Try to start establishing this connection before your child starts at the setting. If a child is starting a setting it’s useful for you to have a point of contact for any questions, home visits (when appropriate), and to arrange settling in sessions.
Childminders and Nursery settings must operate a key person approach. “The key person must help ensure that every child’s learning and care is tailored to meet their individual needs .The key person must seek to engage and support parents and/or carers in guiding their child’s development at home. They should also help families engage with more specialist support if appropriate.” (EYFS 2014)
Each setting will have their own settling in policy, however we always recommend that there is a two- to four-week settling-in period.
In Nursery settings make sure the key person is available and not on holiday or attending training during the settling in process and the child’s first few days at the setting. When using a childminder ensure they have a back up childminder that the child is familiar and comfortable with, in case of holidays, sickness or emergencies.
Take your time to get to know the childminder/staff during the settling in period.
Ensure the introduction to the setting is gradual, starting with the child attending with you. Penny Tassoni suggests 5 steps to settling in:
Child plays with key person- parent is alongside. After a while, parent disengages from activity although is present.
Child plays with key person with parent alongside. Then parent moves away slightly to pick something up e.g. magazine.
Child plays with key person. Parent is alongside at first. But then parent strolls in and out of sight e.g. gets something from a cupboard
Child plays with the key person – parent pops out of room to collect an object e.g. sticker for the child Parent confidently tells child that they are going to do this and then goes. 1 minute absence
As step 4, but increase length of time that parent is out of the room to 20 minutes
Eventually, build this up to the child attending for a full session or day. As part of the settling-in period, some settings carry out home visits to get to know the child in a familiar and comfortable environment and to talk to the parent in a relaxed way.
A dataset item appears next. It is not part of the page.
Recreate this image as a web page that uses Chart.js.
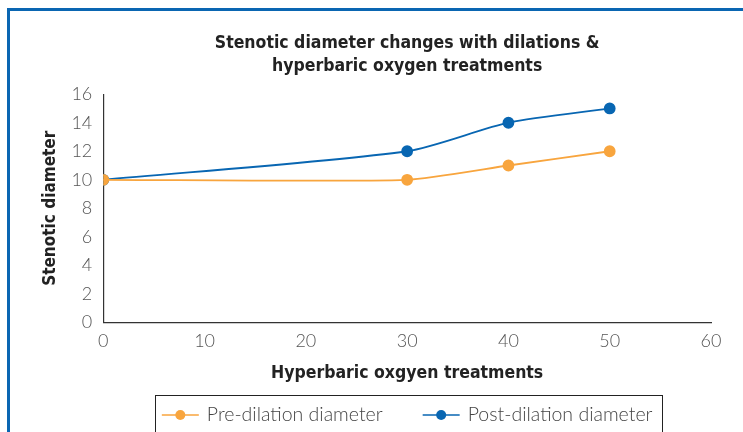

The setting will be able to stay in contact with you during the time the child is left even if you’re just available to answer the phone for a few reassuring words, or receive a text message or photo message showing how your child is doing. If your child is distressed and is unable to be settled, you will be contacted.
The setting will create a familiar routine so that your child knows what to expect when they are dropped off at your setting.
During the settling-in period the setting will find out:
- Your child’s likes and dislikes
- Their usual routine, especially if they are welcoming a baby
- Whether they have attended childcare before, are attending any other childcare settings, or are used to being left with other people
- Their favourite activities, toys or books
- Whether the child has any additional needs, disabilities or developmental concerns that needs to be taken into account
- Who, apart from the parents, may be picking the child up from the setting.
Greeting and saying goodbye
During the settling-in period, say goodbye in a calm and brief manner, and tell your child when you’ll be back. Staff should confidently greet and say goodbye to babies and children too. Your child might like to keep a favourite toy or cuddly with them to begin with as a transitional object.